Time to build proper quarantine facilities before more mutant strains arrive
Greg Sheridan’s excellent article “India’s lesson is this virus is just getting started” (1-2/5) highlighted the dangers of complacency regarding the COVID situation. In Australia, we have so far been significantly protected by our island fortress geography, but it would be prudent to make some uncomfortable observations:
• COVID is increasing globally, not declining, and it is spreading to younger generations (against all predictions).
• The virus has demonstrated an insidious capacity to mutate, and may well mutate further so that vaccinations provide an inadequate defence.
• COVID is likely to stay with us on a global basis for the foreseeable future and may even increase further.
Our hotel quarantine facilities, although more or less coping, would be unlikely to provide an adequate protection if the situation deteriorated.
Faced with this bleak outlook, it would surely be wise to plan for a world in which international borders remain closed indefinitely. This does not prevent the leakage of a dangerously mutated virus from overseas. Good reason, therefore, for us to create purpose-built quarantine facilities to a world’s best practice standard, and preferably outside our capital cities. Offers of help along these lines have already been received (and rejected), and high-class facilities could easily be developed using available resources.

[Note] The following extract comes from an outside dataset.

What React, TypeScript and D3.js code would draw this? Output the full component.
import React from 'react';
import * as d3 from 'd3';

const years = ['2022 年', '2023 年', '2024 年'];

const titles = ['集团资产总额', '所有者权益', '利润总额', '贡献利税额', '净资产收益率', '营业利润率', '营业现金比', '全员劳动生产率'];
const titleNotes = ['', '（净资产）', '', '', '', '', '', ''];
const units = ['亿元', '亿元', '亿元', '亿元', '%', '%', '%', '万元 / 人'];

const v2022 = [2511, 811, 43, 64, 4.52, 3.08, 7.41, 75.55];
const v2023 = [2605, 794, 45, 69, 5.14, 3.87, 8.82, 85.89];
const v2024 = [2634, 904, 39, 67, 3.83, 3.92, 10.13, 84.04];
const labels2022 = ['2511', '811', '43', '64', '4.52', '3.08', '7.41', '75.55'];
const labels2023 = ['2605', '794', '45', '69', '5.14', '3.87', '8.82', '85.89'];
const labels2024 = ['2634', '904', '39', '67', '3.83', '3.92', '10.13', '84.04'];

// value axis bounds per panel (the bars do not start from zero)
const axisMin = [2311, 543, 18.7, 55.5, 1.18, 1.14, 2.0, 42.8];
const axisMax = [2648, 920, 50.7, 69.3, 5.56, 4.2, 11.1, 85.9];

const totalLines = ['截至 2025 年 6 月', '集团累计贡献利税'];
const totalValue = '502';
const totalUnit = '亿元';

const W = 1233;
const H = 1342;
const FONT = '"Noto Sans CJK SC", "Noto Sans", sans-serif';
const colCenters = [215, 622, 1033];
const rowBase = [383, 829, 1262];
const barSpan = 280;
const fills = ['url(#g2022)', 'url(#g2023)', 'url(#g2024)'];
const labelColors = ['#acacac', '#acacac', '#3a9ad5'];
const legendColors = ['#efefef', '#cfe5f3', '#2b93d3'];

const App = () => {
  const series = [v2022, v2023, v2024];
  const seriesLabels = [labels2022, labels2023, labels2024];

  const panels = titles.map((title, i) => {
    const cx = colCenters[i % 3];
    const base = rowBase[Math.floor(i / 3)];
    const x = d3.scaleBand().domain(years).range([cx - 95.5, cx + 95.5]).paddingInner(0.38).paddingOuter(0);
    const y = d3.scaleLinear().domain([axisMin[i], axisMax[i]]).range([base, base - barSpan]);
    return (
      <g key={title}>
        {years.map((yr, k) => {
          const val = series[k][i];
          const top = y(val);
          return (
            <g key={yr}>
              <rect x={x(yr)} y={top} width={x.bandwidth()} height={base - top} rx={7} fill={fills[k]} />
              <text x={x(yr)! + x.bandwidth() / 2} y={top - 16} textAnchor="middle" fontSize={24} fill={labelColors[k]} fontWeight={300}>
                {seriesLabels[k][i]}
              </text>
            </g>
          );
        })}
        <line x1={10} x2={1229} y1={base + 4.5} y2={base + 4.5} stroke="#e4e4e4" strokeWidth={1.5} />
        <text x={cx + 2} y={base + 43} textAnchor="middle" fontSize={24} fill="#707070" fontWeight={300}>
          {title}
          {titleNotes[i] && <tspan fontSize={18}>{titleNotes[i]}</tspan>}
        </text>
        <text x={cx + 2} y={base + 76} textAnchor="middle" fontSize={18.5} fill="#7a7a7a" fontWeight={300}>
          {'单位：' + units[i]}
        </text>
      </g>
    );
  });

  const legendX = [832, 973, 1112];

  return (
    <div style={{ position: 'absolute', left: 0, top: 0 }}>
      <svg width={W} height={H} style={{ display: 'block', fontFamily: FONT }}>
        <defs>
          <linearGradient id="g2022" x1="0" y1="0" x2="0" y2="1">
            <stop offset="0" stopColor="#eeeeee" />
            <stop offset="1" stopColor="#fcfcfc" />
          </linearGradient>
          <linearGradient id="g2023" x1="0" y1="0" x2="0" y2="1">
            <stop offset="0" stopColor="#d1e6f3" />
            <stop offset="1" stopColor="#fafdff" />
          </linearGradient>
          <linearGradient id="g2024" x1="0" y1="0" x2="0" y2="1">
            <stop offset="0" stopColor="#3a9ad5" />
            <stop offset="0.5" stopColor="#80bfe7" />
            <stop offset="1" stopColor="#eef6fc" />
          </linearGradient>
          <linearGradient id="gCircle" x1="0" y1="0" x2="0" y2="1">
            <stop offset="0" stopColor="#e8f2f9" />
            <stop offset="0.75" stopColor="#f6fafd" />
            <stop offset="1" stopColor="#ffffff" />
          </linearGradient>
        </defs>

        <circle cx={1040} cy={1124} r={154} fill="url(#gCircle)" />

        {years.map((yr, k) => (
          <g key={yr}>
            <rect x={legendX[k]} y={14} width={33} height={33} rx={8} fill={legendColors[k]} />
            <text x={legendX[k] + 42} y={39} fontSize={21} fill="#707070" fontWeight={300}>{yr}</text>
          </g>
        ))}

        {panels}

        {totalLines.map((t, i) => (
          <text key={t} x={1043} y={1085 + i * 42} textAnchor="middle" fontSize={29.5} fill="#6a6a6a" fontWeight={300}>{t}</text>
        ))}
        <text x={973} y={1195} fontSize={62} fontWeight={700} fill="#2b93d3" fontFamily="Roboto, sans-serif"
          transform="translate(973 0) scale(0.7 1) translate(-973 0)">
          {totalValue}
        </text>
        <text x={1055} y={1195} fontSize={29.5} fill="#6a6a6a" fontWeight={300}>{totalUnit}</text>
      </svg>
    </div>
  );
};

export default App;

Not to plan ahead on this basis would demonstrate either negligence or a blind optimism. If we fail to act, our complacency could lead to a COVID expansion in Australia on a catastrophic, but avoidable scale.
David Stratford, Armadale, Vic
What’s in a name?
While I understand, and to a certain degree accept, the thrust of Helen Trinca’s article “As ideas go, hiding behind an alias is as false as they come” (1-2/5), Peter Singer’s pseudonymic journal may become the only unbiased public platform in which contrarian academic papers on climate change can be brought into the public domain for analytical review and debate.
I am of the opinion that there are worldwide academic scientists, engineers and chemists who are withholding significant research papers — that challenge and refute the climate change ideology and demonisation of carbon dioxide — due to the fear of losing tenure and career progression from neo-Marxist university administrations.
There is a body of anecdotal evidence indicating that the plant food CO2 is not the sole climate disruptor as has been portrayed. Singer’s Journal of Controversial Ideas will enable these contrarian academic viewpoints — historically low CO2 levels/solar activity/sunspots/fluorinated gases/elliptical orbits/magnetic field changes/etc — to be presented and prosecuted by the normal academic peer review processes and standards thereby providing the public, politicians and governments with a more measured, balanced and evidence-based approach for consideration on climate change.
David Spratt, Mosman, NSW
Hero in our midst
Thank you, Will Swanton, for the inspiring story of young Aussie Paralympic table tennis champion Jessy Chen (“Jessy’s journey from machete attack to Tokyo”, 30/4). After suffering the dreadful violence of a machete attack as a teenager that made his body paraplegic, no one would have blamed Jessy for giving up on life. As Jessy says, for a long time he felt empty, with nothing in his head, no goals, nothing to look forward to. Despair staring him in the face.
Jessy refused to succumb, grabbed a table tennis bat and will now represent his country at the highest level, the Tokyo Paralympic Games, a triumph of the human spirit that we should shout from the rooftops.
As a former coach in the Paralympic Athletics program at the Australian Institute of Sport, I have seen so many wonderful young lads and lasses fight their way back from the depths of darkest depression, overcoming emotional and physical obstacles that would floor the vast majority of us.
Jessy Chan. What an inspirational role model for all our young people who have been struggling to cope during these COVID pandemic times.
John Bell, Heidelberg Heights, Vic
Throwing money away
I am absolutely appalled at the Government’s new childcare funding announcement (“Women’s security ‘a major focus’ of federal budget as $1.7bn childcare package announced”, 2/5). Why should the taxes of singles, couples without children and retirees be given to families earning a half a million dollars a year and driving their children to childcare in BMWs? The economic argument simply doesn’t wash. All tax dollars given out by governments must be means tested. This is simply throwing money away in an attempt to win votes.